Type 1 diabetes (T1D) is a disease of the insulin-producing, pancreatic beta cells. As the beta cells progress from normal, to inflamed, to diabetic, there are many structural changes that occur which lead to impaired insulin secretion. We have determined these transport structures (primary cilium) impact beta-cell function. Our research is designed to characterize how changes in the wave-like motion of primary cilia may contribute to, or cause, the onset of T1D.

Primary cilia are hair-like tiny organs (organelles) that protrude from the surface of most cells. They act as antennae to receive information from the environment or neighboring cells. Each beta cell has a single primary cilium composed of a tiny tube-like structure that transports proteins and provides signals to other molecules. Mutations in cilia genes cause human disease, including childhood-onset obesity and diabetes. Diabetic islets have abnormal cilia gene expression. We do not know whether primary cilia loss causes diabetes, or results from the disease.

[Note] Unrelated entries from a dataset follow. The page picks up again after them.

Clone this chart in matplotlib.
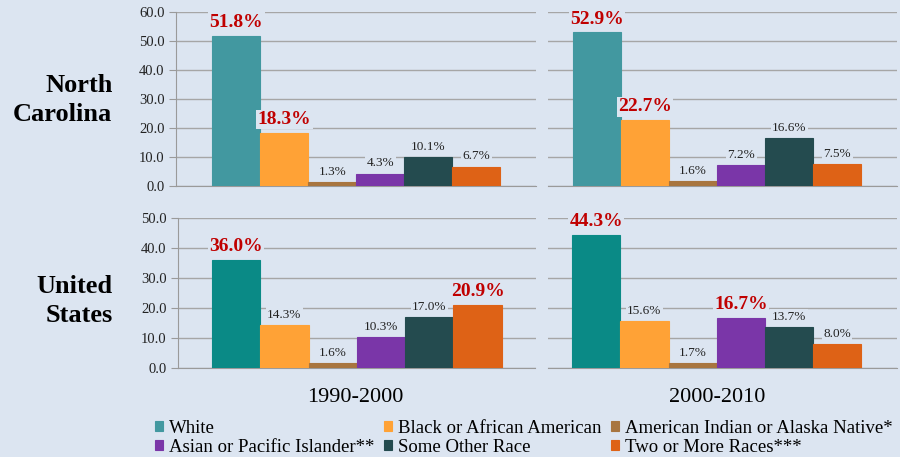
import numpy as np
import matplotlib.pyplot as plt

plt.rcParams['font.family'] = ['Liberation Serif', 'DejaVu Serif']

# dados
categorias = ['White', 'Black or African American', 'American Indian or Alaska Native*',
              'Asian or Pacific Islander**', 'Some Other Race', 'Two or More Races***']
nc_1990_2000 = [51.8, 18.3, 1.3, 4.3, 10.1, 6.7]
nc_2000_2010 = [52.9, 22.7, 1.6, 7.2, 16.6, 7.5]
us_1990_2000 = [36.0, 14.3, 1.6, 10.3, 17.0, 20.9]
us_2000_2010 = [44.3, 15.6, 1.7, 16.7, 13.7, 8.0]
destaque_nc_1990 = [0, 1]
destaque_nc_2000 = [0, 1]
destaque_us_1990 = [0, 5]
destaque_us_2000 = [0, 3]
periodos = ['1990-2000', '2000-2010']
linhas = ['North\nCarolina', 'United\nStates']

bg = '#dce5f1'
cores_nc = ['#4298a0', '#ffa236', '#a8753f', '#7a36a8', '#244b4f', '#de6216']
cores_us = ['#0a8a86', '#ffa236', '#a8753f', '#7a36a8', '#244b4f', '#de6216']

fig = plt.figure(figsize=(9, 4.57), dpi=100, facecolor=bg)

posicoes = [
    [0.196, 0.593, 0.399, 0.381],
    [0.609, 0.593, 0.388, 0.381],
    [0.198, 0.195, 0.397, 0.328],
    [0.609, 0.195, 0.388, 0.328],
]
dados = [nc_1990_2000, nc_2000_2010, us_1990_2000, us_2000_2010]
destaques = [destaque_nc_1990, destaque_nc_2000, destaque_us_1990, destaque_us_2000]
ylims = [60, 60, 50, 50]
xlims = [(-1.25, 6.23), (-1.02, 6.25), (-1.2, 6.2), (-1.0, 6.25)]

x = np.arange(len(categorias))
barras_legenda = None
for i in range(4):
    ax = fig.add_axes(posicoes[i])
    ax.set_facecolor(bg)
    cores = cores_nc if i < 2 else cores_us
    b = ax.bar(x, dados[i], width=1.0, color=cores, edgecolor=cores,
               linewidth=0.8, zorder=3)
    if barras_legenda is None:
        barras_legenda = b
    ax.set_ylim(0, ylims[i])
    ax.set_xlim(*xlims[i])
    ax.set_yticks(np.arange(0, ylims[i] + 1, 10))
    ax.set_yticklabels(['{:.1f}'.format(v) for v in np.arange(0, ylims[i] + 1, 10)])
    ax.yaxis.grid(True, color='#a6a6a6', linewidth=1.0, zorder=0)
    ax.set_axisbelow(True)
    ax.set_xticks([])
    for s in ['top', 'right']:
        ax.spines[s].set_visible(False)
    ax.spines['bottom'].set_color('#9a9a9a')
    ax.spines['left'].set_color('#9a9a9a')
    ax.tick_params(axis='y', colors='#9a9a9a', length=5, labelcolor='#222222', labelsize=10.5)
    if i % 2 == 1:
        ax.spines['left'].set_visible(False)
        ax.tick_params(axis='y', labelleft=False, length=0)
    for j, v in enumerate(dados[i]):
        if j in destaques[i]:
            ax.annotate('{:.1f}%'.format(v), (x[j], v), xytext=(0, 3.5), textcoords='offset points',
                        ha='center', va='bottom', fontsize=14, fontweight='bold', color='#c00000',
                        bbox=dict(facecolor=bg, edgecolor='none', pad=1), zorder=4)
        else:
            ax.annotate('{:.1f}%'.format(v), (x[j], v), xytext=(0, 3), textcoords='offset points',
                        ha='center', va='bottom', fontsize=9.5, color='#222222',
                        bbox=dict(facecolor=bg, edgecolor='none', pad=1), zorder=4)

# rótulos das linhas e períodos
fig.text(0.125, 0.781, linhas[0], ha='right', va='center', fontsize=19, fontweight='bold',
         linespacing=1.3)
fig.text(0.125, 0.341, linhas[1], ha='right', va='center', fontsize=19, fontweight='bold',
         linespacing=1.3)
fig.text(0.395, 0.131, periodos[0], ha='center', va='center', fontsize=16)
fig.text(0.797, 0.131, periodos[1], ha='center', va='center', fontsize=16)

ordem = [0, 3, 1, 4, 2, 5]
fig.legend([barras_legenda[k] for k in ordem], [categorias[k] for k in ordem],
           ncol=3, loc='center left', bbox_to_anchor=(0.172, 0.042), frameon=False,
           fontsize=13.5, handlelength=0.45, handleheight=0.45, handletextpad=0.3,
           columnspacing=0.5, labelspacing=0.12, borderaxespad=0, borderpad=0)

plt.savefig('out.png', dpi=100, facecolor=bg)
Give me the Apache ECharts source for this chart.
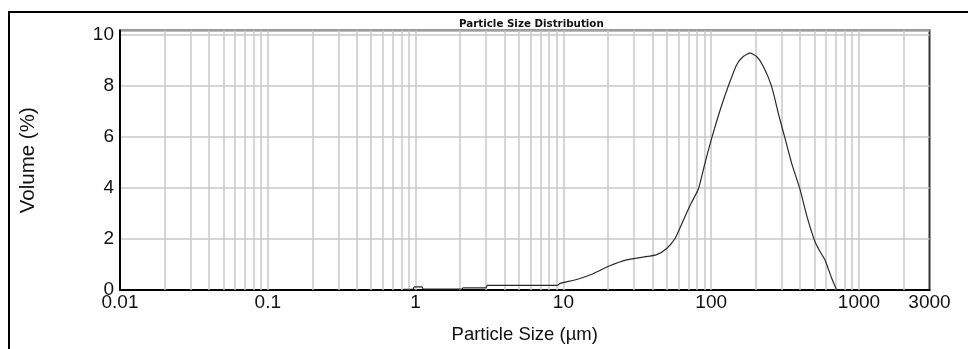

We hypothesize primary cilia regulate communications between the beta cells in the pancreatic islet cells. As a first step to address whether cilia cause the destruction of beta cells, we will determine when cilia loss occurs during the progression of T1D and determine if cilia loss accompanies the functional loss of beta-cell insulin secretion.

Islet cilia
Islet cilia

Our research group is a multidisciplinary team of scientists with expertise in islet biology, immunology, and endocrinology. We will examine primary cilia in normal and diabetic islets from T1D animal models. The results are expected to reveal new roles of primary cilia in beta-cell function and endocrine-immune cell crosstalk which may cause the onset of T1D in humans.

As a physician, I see patients with T1D in the clinic and witness the progression of the disease. While the scientific goal of my research is to understand how cilia maintain beta-cell function, my goal is to improve the quality of life for individuals with T1D. I envision our work may lead to the development of cilia-based therapy which will promote beta-cell survival and reduce insulin requirements for those living with T1D, and possibly delay or avoid the onset of the disease.